When a ship lands at a port, the player takes one of three port cards that are face up on the table (immediately replacing it with another from the deck) or they may draw a card from the deck. This port card is added to the player’s discard pile. While a player has a ship in port, she may exchange cargo tokens for one or more treasure tiles (if she has the correct number and type of cargo). Treasure tiles are worth points at the end of the game.
At the end of your turn you put the cards you played into your discard pile and draw back up to five cards. When your deck runs out, you shuffle your discard pile to form a new draw deck.
The game ends once a player reaches Trinidad. Depending on the number of players, you can score points based on which ships are farthest ahead on each of the three tracks. You earn points for your treasure tiles, for certain cards, and half a point per cargo token. The player with the most points wins the game.
Review
Extraordinary Adventures: Pirates looks grand, like a heavier game, when you glance at it. The board is large and there are a lot of stops along the three tracks. However, once you sit down and start learning the rules, you quickly figure out that it’s a highly accessible game. It’s not hard to learn and turns are fast.
Players have a lot of control over their decks, and it’s interesting to find a deck builder in which you don’t actually have to pay for the cards. When you reach a port you can take any of the cards on offer. But you do have to balance reaching the end and the points you’ll earn for being the farthest along a track, with the stops you want to make along the way. The merchant ships near the end also tend to hold more resources, making the decision even tougher. But powering on through is only so effective, since port cards have some powerful abilities and they and merchant cards will speed your ships up significantly. This balance of when to stop and where, as well as which tracks to push forward on and the sense of racing against your opponents, is clever and intriguing and leads to some exciting moments.
The artwork on the board’s map is incredible as are the pirate illustrations on the cards.
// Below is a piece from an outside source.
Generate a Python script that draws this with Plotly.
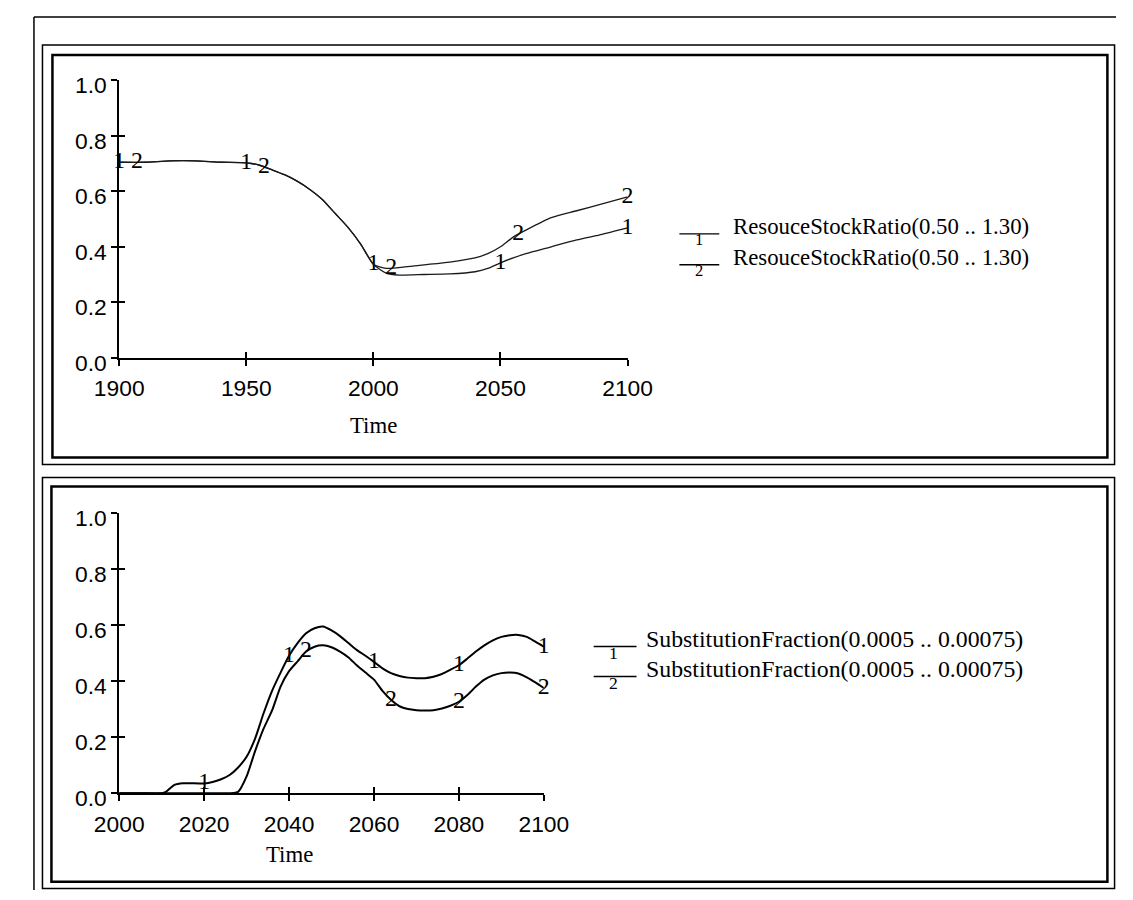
import numpy as np
import plotly.graph_objects as go

# ---------------- data ----------------
years_top = [1900, 1910, 1920, 1930, 1940, 1950, 1955, 1960, 1965, 1970, 1975, 1980, 1985,
             1990, 1995, 2000, 2005, 2010, 2020, 2030, 2040, 2045, 2050, 2055, 2060, 2070,
             2080, 2090, 2100]
ratio_run1 = [0.705, 0.705, 0.71, 0.71, 0.705, 0.703, 0.695, 0.678, 0.66, 0.637, 0.607, 0.57, 0.52,
              0.47, 0.41, 0.337, 0.305, 0.298, 0.30, 0.302, 0.31, 0.322, 0.342, 0.36, 0.375, 0.40,
              0.425, 0.445, 0.468]
ratio_run2 = [0.705, 0.705, 0.71, 0.71, 0.705, 0.703, 0.695, 0.678, 0.66, 0.637, 0.607, 0.57, 0.52,
              0.47, 0.41, 0.337, 0.322, 0.325, 0.335, 0.345, 0.36, 0.375, 0.40, 0.435, 0.46, 0.505,
              0.53, 0.555, 0.58]
ratio_label_years_1 = [1900, 1950, 2000, 2050, 2100]
ratio_label_years_2 = [1907, 1957, 2007, 2057, 2100]

years_bot = [2000, 2005, 2010, 2011, 2013, 2015, 2020, 2022, 2024, 2026, 2028, 2030, 2032, 2034,
             2036, 2038, 2040, 2042, 2044, 2046, 2048, 2050, 2052, 2054, 2056, 2058, 2060, 2062,
             2064, 2066, 2068, 2070, 2072, 2074, 2076, 2078, 2080, 2082, 2084, 2086, 2088, 2090,
             2092, 2094, 2096, 2098, 2100]
subst_run1 = [0, 0, 0, 0.005, 0.03, 0.036, 0.035, 0.04, 0.05, 0.065, 0.092, 0.13, 0.195, 0.285,
              0.365, 0.43, 0.49, 0.535, 0.57, 0.588, 0.594, 0.58, 0.56, 0.535, 0.51, 0.49, 0.468, 0.445,
              0.428, 0.418, 0.412, 0.41, 0.41, 0.415, 0.425, 0.44, 0.456, 0.48, 0.505, 0.527, 0.545, 0.557,
              0.563, 0.564, 0.557, 0.54, 0.522]
subst_run2 = [0, 0, 0, 0, 0, 0, 0, 0, 0, 0, 0.005, 0.06, 0.15, 0.23,
              0.295, 0.38, 0.435, 0.47, 0.505, 0.522, 0.527, 0.52, 0.505, 0.484, 0.455, 0.43, 0.405, 0.365,
              0.333, 0.31, 0.30, 0.296, 0.295, 0.296, 0.302, 0.312, 0.326, 0.35, 0.38, 0.405, 0.42, 0.428,
              0.43, 0.427, 0.413, 0.395, 0.375]
subst_label_years_1 = [2020, 2040, 2060, 2080, 2100]
subst_label_years_2 = [2044, 2064, 2080, 2100]

top_xticks = [1900, 1950, 2000, 2050, 2100]
bot_xticks = [2000, 2020, 2040, 2060, 2080, 2100]
y_ticks = [0.0, 0.2, 0.4, 0.6, 0.8, 1.0]
y_ticktext = ["0.0", "0.2", "0.4", "0.6", "0.8", "1.0"]

legend_top = ["ResouceStockRatio(0.50 .. 1.30)", "ResouceStockRatio(0.50 .. 1.30)"]
legend_bot = ["SubstitutionFraction(0.0005 .. 0.00075)", "SubstitutionFraction(0.0005 .. 0.00075)"]
run_names = ["1", "2"]
axis_title = "Time"

# ---------------- geometry helpers ----------------
# Positions are given in the reference picture's pixel grid and mapped to the
# page grid (the captured picture shows the page slightly reduced and offset).
W, H = 1133, 900
AX, SXS = 23.5, 0.959
AY, SYS = 8.0, 0.972
FS = 1.0 / 0.965  # font compensation

def cx(x):
    return (x - AX) / SXS
def cy(y):
    return (y - AY) / SYS
def fx(c):
    return min(max(c, 0.0), W) / W
def fy(c):
    return 1 - min(max(c, 0.0), H) / H
def px(x):
    return fx(cx(x))
def py(y):
    return fy(cy(y))

SANS = "Liberation Sans, Arial, sans-serif"
SERIF = "Liberation Serif, Times New Roman, serif"

fig = go.Figure()

def add_lines(xs, series, labels_years, xa, ya, width, color):
    for i, (vals, lyears) in enumerate(zip(series, labels_years)):
        fig.add_trace(go.Scatter(x=xs, y=vals, mode="lines", xaxis=xa, yaxis=ya,
                                 line=dict(color=color, width=width, shape="spline", smoothing=0.6),
                                 showlegend=False, hoverinfo="skip", cliponaxis=False))
        ly = np.interp(lyears, xs, vals)
        fig.add_trace(go.Scatter(x=lyears, y=ly, mode="text", text=[run_names[i]] * len(lyears),
                                 xaxis=xa, yaxis=ya, textposition="middle center",
                                 textfont=dict(family=SERIF, size=23 * FS, color="black"),
                                 showlegend=False, hoverinfo="skip", cliponaxis=False))

add_lines(years_top, [ratio_run1, ratio_run2], [ratio_label_years_1, ratio_label_years_2],
          "x", "y", 1.3, "#1a1a1a")
add_lines(years_bot, [subst_run1, subst_run2], [subst_label_years_1, subst_label_years_2],
          "x2", "y2", 2.0, "black")

# dummy traces so that overlay axes (inside halves of the cross ticks) are drawn
fig.add_trace(go.Scatter(x=[None], y=[None], xaxis="x3", yaxis="y3", showlegend=False, hoverinfo="skip"))
fig.add_trace(go.Scatter(x=[None], y=[None], xaxis="x4", yaxis="y4", showlegend=False, hoverinfo="skip"))

top_xdom = [px(110), px(620)]
top_ydom = [py(350), py(72.5)]
bot_xdom = [px(110), px(536)]
bot_ydom = [py(786), py(505)]

TF = 22 * FS

def xax(dom, rng, ticks, anchor):
    return dict(domain=dom, range=rng, tickvals=ticks, showline=True, linecolor="black", linewidth=2,
                ticks="outside", ticklen=6, tickwidth=2, tickcolor="black", showgrid=False,
                zeroline=False, anchor=anchor, ticklabelstandoff=3,
                tickfont=dict(family=SANS, size=TF, color="black"))

def yax(dom, ticks, anchor):
    return dict(domain=dom, range=[0, 1], tickvals=ticks, ticktext=y_ticktext, showline=True,
                linecolor="black", linewidth=2, ticks="outside", ticklen=6, tickwidth=2,
                tickcolor="black", showgrid=False, zeroline=False, anchor=anchor,
                ticklabelshift=5, ticklabelstandoff=0,
                tickfont=dict(family=SANS, size=TF, color="black"))

def inside(base, rng, ticks, anchor):
    return dict(overlaying=base, range=rng, tickvals=ticks, showticklabels=False, showline=False,
                ticks="inside", ticklen=6, tickwidth=2, tickcolor="black", showgrid=False,
                zeroline=False, anchor=anchor)

fig.update_layout(
    width=W, height=H, margin=dict(l=0, r=0, t=0, b=0, pad=0),
    paper_bgcolor="white", plot_bgcolor="rgba(0,0,0,0)", showlegend=False,
    xaxis=xax(top_xdom, [1900, 2100], top_xticks, "y"),
    yaxis=yax(top_ydom, y_ticks, "x"),
    xaxis2=xax(bot_xdom, [2000, 2100], bot_xticks, "y2"),
    yaxis2=yax(bot_ydom, y_ticks, "x2"),
    xaxis3=inside("x", [1900, 2100], top_xticks, "y3"),
    yaxis3=inside("y", [0, 1], y_ticks, "x3"),
    xaxis4=inside("x2", [2000, 2100], bot_xticks, "y4"),
    yaxis4=inside("y2", [0, 1], y_ticks, "x4"),
)
fig.layout.yaxis3.domain = top_ydom
fig.layout.xaxis3.domain = top_xdom
fig.layout.yaxis4.domain = bot_ydom
fig.layout.xaxis4.domain = bot_xdom

shapes = []
def cline(x0, y0, x1, y1, w):
    shapes.append(dict(type="line", xref="paper", yref="paper", x0=fx(x0), y0=fy(y0),
                       x1=fx(x1), y1=fy(y1), line=dict(color="black", width=w)))
def crect(x0, y0, x1, y1, w):
    shapes.append(dict(type="rect", xref="paper", yref="paper", x0=fx(x0), y0=fy(y0),
                       x1=fx(x1), y1=fy(y1), line=dict(color="black", width=w)))

# outer page frame (left and top only)
left_c = max(cx(7), 1.0)
top_c = max(cy(9), 1.0)
cline(left_c, top_c, W, top_c, 1.5)
cline(left_c, top_c, left_c, H, 1.5)
# panel frames (double)
r1o = min(cx(1117), W - 1.5)
r1i = min(cx(1111), r1o - 7.5)
r2o = min(cx(1122), W - 1.5)
r2i = min(cx(1117), r2o - 7.5)
b2o = min(cy(891), H - 1.5)
b2i = min(cy(885), b2o - 7.0)
crect(cx(33), cy(37), r1o, cy(457), 1.5)
crect(cx(43), cy(47), r1i, cy(450), 2.5)
crect(cx(33), cy(470), r2o, b2o, 1.5)
crect(cx(42), cy(479), r2i, b2i, 2.5)

annotations = []
def text(x, y, s, size, family=SERIF, xanchor="center"):
    annotations.append(dict(x=px(x), y=py(y), xref="paper", yref="paper", text=s, showarrow=False,
                            xanchor=xanchor, yanchor="middle",
                            font=dict(family=family, size=size * FS, color="black")))

# axis titles
text(365, 418, axis_title, 22)
text(281, 847, axis_title, 22)

# legends
def lline(x0, x1, y, w):
    cline(cx(x0), cy(y), cx(x1), cy(y), w)

for i, (lab, ly) in enumerate(zip(legend_top, [226, 257])):
    lline(672, 712, ly, 1.3)
    text(692, ly + 6, run_names[i], 16)
    text(724, ly - 7, lab, 22, xanchor="left")
for i, (lab, ly) in enumerate(zip(legend_bot, [639, 669])):
    lline(586, 629, ly, 1.5)
    text(606, ly + 7, run_names[i], 17)
    text(636, ly - 7, lab, 23, xanchor="left")

fig.update_layout(shapes=shapes, annotations=annotations)
fig.write_html("out.html", config={"displayModeBar": False})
All together, the game looks beautiful and captures a fun, pirate spirit. On the downside, when two ships occupy the same space, it can get a bit messy on the board as there is really only room for one ship per space. Also, since ships can move backwards, we did have a moment or two when we had to try to remember if certain ships had already visited certain ports, as you aren’t allowed to visit the same port twice.
When you near the end of a game of Extraordinary Adventures: Pirates things grow intense and exciting. You’re so close, but there are even more tempting stops along the way than there were before, and the player who reaches the end might not necessarily be the winner. There is some great strategy within the game but it never feels complicated or overwhelming. We had a really good time with it and loved the blending of deck-building and board game. Check it out on Kickstarter to see if it’s a pirate’s life for you.
Pros: It feels big but the rules are easy to learn, great artwork, interesting strategic choices
Cons: Nothing to track which ports you’ve visited, spaces on the board get over-crowded when occupied by more than one ship
Disclosure: this preview is based on our evaluation of an unpublished prototype of the game, which is subject to change prior to publication. While a modest payment was received to expedite the review process, our thoughts and opinions expressed here are honest and accurate.